Reproduce the data below in full and exclude every picture.
_ _ _ _ _
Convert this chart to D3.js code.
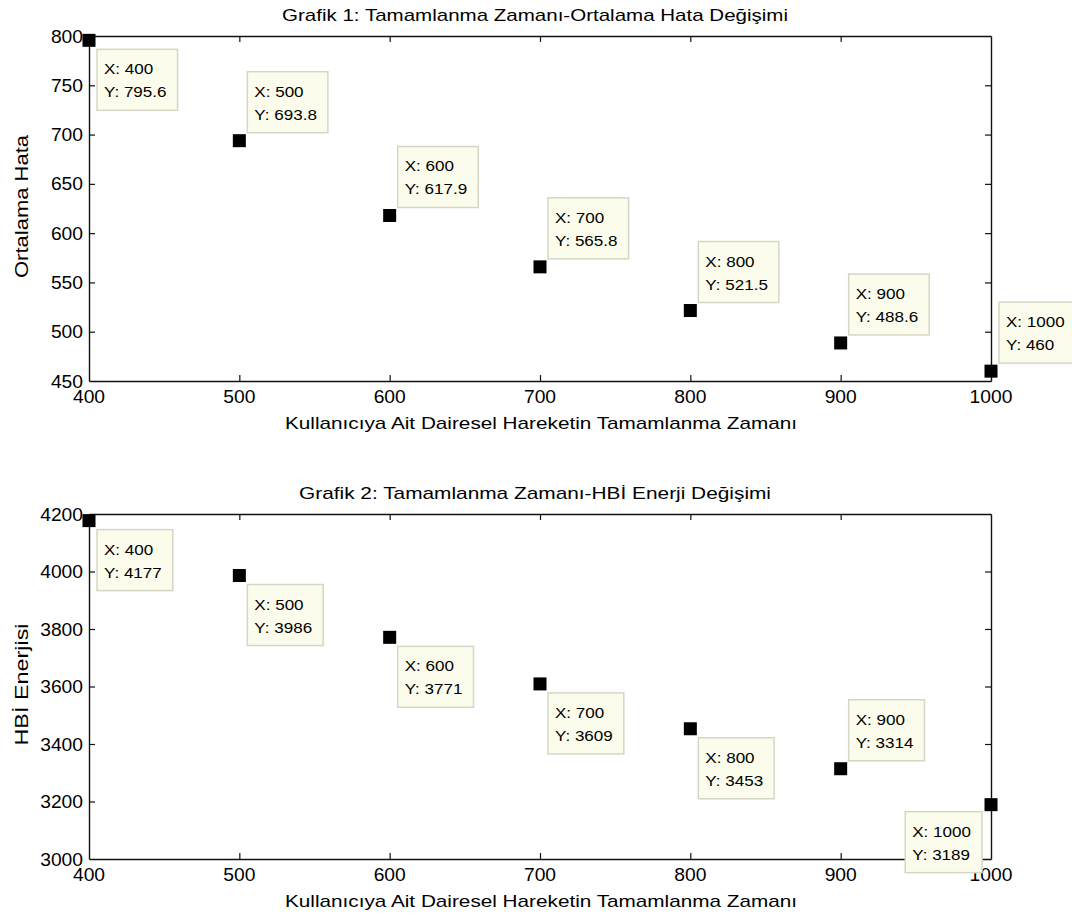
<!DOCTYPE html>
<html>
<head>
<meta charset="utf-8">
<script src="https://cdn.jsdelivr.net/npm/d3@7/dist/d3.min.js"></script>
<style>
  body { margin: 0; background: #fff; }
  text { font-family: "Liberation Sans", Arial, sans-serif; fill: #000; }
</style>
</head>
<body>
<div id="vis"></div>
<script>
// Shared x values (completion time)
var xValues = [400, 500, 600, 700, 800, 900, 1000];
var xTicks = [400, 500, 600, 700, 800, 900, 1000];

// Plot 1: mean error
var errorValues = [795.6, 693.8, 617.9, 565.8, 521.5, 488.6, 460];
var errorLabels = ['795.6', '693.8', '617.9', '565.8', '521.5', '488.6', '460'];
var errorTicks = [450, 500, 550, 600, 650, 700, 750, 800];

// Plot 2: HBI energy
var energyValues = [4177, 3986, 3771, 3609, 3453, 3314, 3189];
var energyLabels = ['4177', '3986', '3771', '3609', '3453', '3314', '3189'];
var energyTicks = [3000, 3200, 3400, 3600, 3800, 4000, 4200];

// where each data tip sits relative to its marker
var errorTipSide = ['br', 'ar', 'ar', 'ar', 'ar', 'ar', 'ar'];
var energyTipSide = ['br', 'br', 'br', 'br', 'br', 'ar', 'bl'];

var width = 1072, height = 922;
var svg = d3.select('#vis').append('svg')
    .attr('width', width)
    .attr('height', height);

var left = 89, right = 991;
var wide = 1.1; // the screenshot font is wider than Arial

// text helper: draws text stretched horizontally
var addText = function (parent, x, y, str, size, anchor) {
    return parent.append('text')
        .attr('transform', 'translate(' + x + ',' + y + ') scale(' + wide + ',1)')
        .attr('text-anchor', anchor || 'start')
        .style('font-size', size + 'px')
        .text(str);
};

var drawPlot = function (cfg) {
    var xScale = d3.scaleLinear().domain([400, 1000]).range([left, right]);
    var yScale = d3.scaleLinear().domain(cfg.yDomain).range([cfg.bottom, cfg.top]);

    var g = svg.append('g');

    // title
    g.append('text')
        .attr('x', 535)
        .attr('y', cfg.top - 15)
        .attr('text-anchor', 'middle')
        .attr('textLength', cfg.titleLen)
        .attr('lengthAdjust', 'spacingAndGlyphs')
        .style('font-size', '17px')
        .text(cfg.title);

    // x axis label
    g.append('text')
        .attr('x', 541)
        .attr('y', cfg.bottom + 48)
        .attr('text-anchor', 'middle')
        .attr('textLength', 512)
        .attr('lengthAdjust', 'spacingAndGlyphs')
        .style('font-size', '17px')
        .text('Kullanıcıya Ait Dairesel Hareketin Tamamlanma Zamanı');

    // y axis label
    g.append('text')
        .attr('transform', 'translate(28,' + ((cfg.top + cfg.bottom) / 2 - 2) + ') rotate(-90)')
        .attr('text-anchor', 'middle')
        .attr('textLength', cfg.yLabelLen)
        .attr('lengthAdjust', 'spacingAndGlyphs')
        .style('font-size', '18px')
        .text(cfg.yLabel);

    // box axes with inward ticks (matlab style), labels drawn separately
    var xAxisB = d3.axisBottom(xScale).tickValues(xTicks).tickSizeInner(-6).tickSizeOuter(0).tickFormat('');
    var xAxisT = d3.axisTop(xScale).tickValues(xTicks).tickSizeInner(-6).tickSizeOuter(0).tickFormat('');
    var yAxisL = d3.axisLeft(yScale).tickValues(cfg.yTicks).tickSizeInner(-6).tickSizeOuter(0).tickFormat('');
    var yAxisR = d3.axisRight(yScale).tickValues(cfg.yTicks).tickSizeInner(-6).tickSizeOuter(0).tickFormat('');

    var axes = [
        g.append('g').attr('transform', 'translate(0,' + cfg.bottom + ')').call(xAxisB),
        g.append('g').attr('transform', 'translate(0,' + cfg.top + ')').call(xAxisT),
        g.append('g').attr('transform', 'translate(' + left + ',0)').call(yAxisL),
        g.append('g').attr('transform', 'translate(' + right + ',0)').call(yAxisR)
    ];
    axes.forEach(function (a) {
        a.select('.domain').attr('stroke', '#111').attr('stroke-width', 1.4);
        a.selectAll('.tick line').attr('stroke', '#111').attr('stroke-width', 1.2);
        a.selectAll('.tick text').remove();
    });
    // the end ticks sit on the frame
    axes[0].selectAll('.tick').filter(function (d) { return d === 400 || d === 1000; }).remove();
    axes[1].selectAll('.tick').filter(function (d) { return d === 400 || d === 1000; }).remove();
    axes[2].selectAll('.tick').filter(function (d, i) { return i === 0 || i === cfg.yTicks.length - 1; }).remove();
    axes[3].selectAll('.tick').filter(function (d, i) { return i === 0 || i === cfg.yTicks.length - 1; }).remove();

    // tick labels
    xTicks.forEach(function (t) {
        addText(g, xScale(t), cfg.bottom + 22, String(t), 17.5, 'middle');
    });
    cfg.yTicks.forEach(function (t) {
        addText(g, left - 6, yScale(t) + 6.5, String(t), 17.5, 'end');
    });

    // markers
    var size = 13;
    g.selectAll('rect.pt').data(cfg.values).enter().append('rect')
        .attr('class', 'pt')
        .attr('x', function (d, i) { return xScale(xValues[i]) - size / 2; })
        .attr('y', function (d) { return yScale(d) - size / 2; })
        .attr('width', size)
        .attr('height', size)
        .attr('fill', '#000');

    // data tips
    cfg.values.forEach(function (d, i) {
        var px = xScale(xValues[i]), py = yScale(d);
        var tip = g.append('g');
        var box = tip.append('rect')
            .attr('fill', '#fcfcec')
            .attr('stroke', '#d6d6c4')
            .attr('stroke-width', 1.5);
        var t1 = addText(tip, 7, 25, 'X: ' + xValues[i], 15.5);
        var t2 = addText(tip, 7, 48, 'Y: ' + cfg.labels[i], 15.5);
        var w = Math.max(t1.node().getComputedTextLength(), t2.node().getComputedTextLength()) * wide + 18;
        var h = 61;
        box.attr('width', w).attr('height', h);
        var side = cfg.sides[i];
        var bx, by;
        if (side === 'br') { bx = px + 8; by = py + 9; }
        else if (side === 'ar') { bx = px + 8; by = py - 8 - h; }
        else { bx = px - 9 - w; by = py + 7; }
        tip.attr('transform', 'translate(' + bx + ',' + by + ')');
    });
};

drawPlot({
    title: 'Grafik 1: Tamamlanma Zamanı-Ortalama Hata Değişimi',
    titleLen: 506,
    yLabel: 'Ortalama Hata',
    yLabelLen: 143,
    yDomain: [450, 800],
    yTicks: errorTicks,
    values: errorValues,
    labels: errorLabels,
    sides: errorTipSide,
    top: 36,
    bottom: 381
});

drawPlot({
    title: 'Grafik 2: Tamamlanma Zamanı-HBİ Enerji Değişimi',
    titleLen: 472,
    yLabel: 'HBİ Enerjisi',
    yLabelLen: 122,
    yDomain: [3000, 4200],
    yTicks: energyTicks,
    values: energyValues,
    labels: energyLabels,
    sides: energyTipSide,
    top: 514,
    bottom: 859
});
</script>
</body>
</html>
_ _ _ _ _
— The reply —
Convert this chart to D3.js code.
<!DOCTYPE html>
<html>
<head>
<meta charset="utf-8">
<script src="https://cdn.jsdelivr.net/npm/d3@7/dist/d3.min.js"></script>
<style>
  body { margin: 0; background: #fff; }
  text { font-family: "Liberation Sans", Arial, sans-serif; fill: #000; }
</style>
</head>
<body>
<div id="vis"></div>
<script>
// Shared x values (completion time)
var xValues = [400, 500, 600, 700, 800, 900, 1000];
var xTicks = [400, 500, 600, 700, 800, 900, 1000];

// Plot 1: mean error
var errorValues = [795.6, 693.8, 617.9, 565.8, 521.5, 488.6, 460];
var errorLabels = ['795.6', '693.8', '617.9', '565.8', '521.5', '488.6', '460'];
var errorTicks = [450, 500, 550, 600, 650, 700, 750, 800];

// Plot 2: HBI energy
var energyValues = [4177, 3986, 3771, 3609, 3453, 3314, 3189];
var energyLabels = ['4177', '3986', '3771', '3609', '3453', '3314', '3189'];
var energyTicks = [3000, 3200, 3400, 3600, 3800, 4000, 4200];

// where each data tip sits relative to its marker
var errorTipSide = ['br', 'ar', 'ar', 'ar', 'ar', 'ar', 'ar'];
var energyTipSide = ['br', 'br', 'br', 'br', 'br', 'ar', 'bl'];

var width = 1072, height = 922;
var svg = d3.select('#vis').append('svg')
    .attr('width', width)
    .attr('height', height);

var left = 89, right = 991;
var wide = 1.1; // the screenshot font is wider than Arial

// text helper: draws text stretched horizontally
var addText = function (parent, x, y, str, size, anchor) {
    return parent.append('text')
        .attr('transform', 'translate(' + x + ',' + y + ') scale(' + wide + ',1)')
        .attr('text-anchor', anchor || 'start')
        .style('font-size', size + 'px')
        .text(str);
};

var drawPlot = function (cfg) {
    var xScale = d3.scaleLinear().domain([400, 1000]).range([left, right]);
    var yScale = d3.scaleLinear().domain(cfg.yDomain).range([cfg.bottom, cfg.top]);

    var g = svg.append('g');

    // title
    g.append('text')
        .attr('x', 535)
        .attr('y', cfg.top - 15)
        .attr('text-anchor', 'middle')
        .attr('textLength', cfg.titleLen)
        .attr('lengthAdjust', 'spacingAndGlyphs')
        .style('font-size', '17px')
        .text(cfg.title);

    // x axis label
    g.append('text')
        .attr('x', 541)
        .attr('y', cfg.bottom + 48)
        .attr('text-anchor', 'middle')
        .attr('textLength', 512)
        .attr('lengthAdjust', 'spacingAndGlyphs')
        .style('font-size', '17px')
        .text('Kullanıcıya Ait Dairesel Hareketin Tamamlanma Zamanı');

    // y axis label
    g.append('text')
        .attr('transform', 'translate(28,' + ((cfg.top + cfg.bottom) / 2 - 2) + ') rotate(-90)')
        .attr('text-anchor', 'middle')
        .attr('textLength', cfg.yLabelLen)
        .attr('lengthAdjust', 'spacingAndGlyphs')
        .style('font-size', '18px')
        .text(cfg.yLabel);

    // box axes with inward ticks (matlab style), labels drawn separately
    var xAxisB = d3.axisBottom(xScale).tickValues(xTicks).tickSizeInner(-6).tickSizeOuter(0).tickFormat('');
    var xAxisT = d3.axisTop(xScale).tickValues(xTicks).tickSizeInner(-6).tickSizeOuter(0).tickFormat('');
    var yAxisL = d3.axisLeft(yScale).tickValues(cfg.yTicks).tickSizeInner(-6).tickSizeOuter(0).tickFormat('');
    var yAxisR = d3.axisRight(yScale).tickValues(cfg.yTicks).tickSizeInner(-6).tickSizeOuter(0).tickFormat('');

    var axes = [
        g.append('g').attr('transform', 'translate(0,' + cfg.bottom + ')').call(xAxisB),
        g.append('g').attr('transform', 'translate(0,' + cfg.top + ')').call(xAxisT),
        g.append('g').attr('transform', 'translate(' + left + ',0)').call(yAxisL),
        g.append('g').attr('transform', 'translate(' + right + ',0)').call(yAxisR)
    ];
    axes.forEach(function (a) {
        a.select('.domain').attr('stroke', '#111').attr('stroke-width', 1.4);
        a.selectAll('.tick line').attr('stroke', '#111').attr('stroke-width', 1.2);
        a.selectAll('.tick text').remove();
    });
    // the end ticks sit on the frame
    axes[0].selectAll('.tick').filter(function (d) { return d === 400 || d === 1000; }).remove();
    axes[1].selectAll('.tick').filter(function (d) { return d === 400 || d === 1000; }).remove();
    axes[2].selectAll('.tick').filter(function (d, i) { return i === 0 || i === cfg.yTicks.length - 1; }).remove();
    axes[3].selectAll('.tick').filter(function (d, i) { return i === 0 || i === cfg.yTicks.length - 1; }).remove();

    // tick labels
    xTicks.forEach(function (t) {
        addText(g, xScale(t), cfg.bottom + 22, String(t), 17.5, 'middle');
    });
    cfg.yTicks.forEach(function (t) {
        addText(g, left - 6, yScale(t) + 6.5, String(t), 17.5, 'end');
    });

    // markers
    var size = 13;
    g.selectAll('rect.pt').data(cfg.values).enter().append('rect')
        .attr('class', 'pt')
        .attr('x', function (d, i) { return xScale(xValues[i]) - size / 2; })
        .attr('y', function (d) { return yScale(d) - size / 2; })
        .attr('width', size)
        .attr('height', size)
        .attr('fill', '#000');

    // data tips
    cfg.values.forEach(function (d, i) {
        var px = xScale(xValues[i]), py = yScale(d);
        var tip = g.append('g');
        var box = tip.append('rect')
            .attr('fill', '#fcfcec')
            .attr('stroke', '#d6d6c4')
            .attr('stroke-width', 1.5);
        var t1 = addText(tip, 7, 25, 'X: ' + xValues[i], 15.5);
        var t2 = addText(tip, 7, 48, 'Y: ' + cfg.labels[i], 15.5);
        var w = Math.max(t1.node().getComputedTextLength(), t2.node().getComputedTextLength()) * wide + 18;
        var h = 61;
        box.attr('width', w).attr('height', h);
        var side = cfg.sides[i];
        var bx, by;
        if (side === 'br') { bx = px + 8; by = py + 9; }
        else if (side === 'ar') { bx = px + 8; by = py - 8 - h; }
        else { bx = px - 9 - w; by = py + 7; }
        tip.attr('transform', 'translate(' + bx + ',' + by + ')');
    });
};

drawPlot({
    title: 'Grafik 1: Tamamlanma Zamanı-Ortalama Hata Değişimi',
    titleLen: 506,
    yLabel: 'Ortalama Hata',
    yLabelLen: 143,
    yDomain: [450, 800],
    yTicks: errorTicks,
    values: errorValues,
    labels: errorLabels,
    sides: errorTipSide,
    top: 36,
    bottom: 381
});

drawPlot({
    title: 'Grafik 2: Tamamlanma Zamanı-HBİ Enerji Değişimi',
    titleLen: 472,
    yLabel: 'HBİ Enerjisi',
    yLabelLen: 122,
    yDomain: [3000, 4200],
    yTicks: energyTicks,
    values: energyValues,
    labels: energyLabels,
    sides: energyTipSide,
    top: 514,
    bottom: 859
});
</script>
</body>
</html>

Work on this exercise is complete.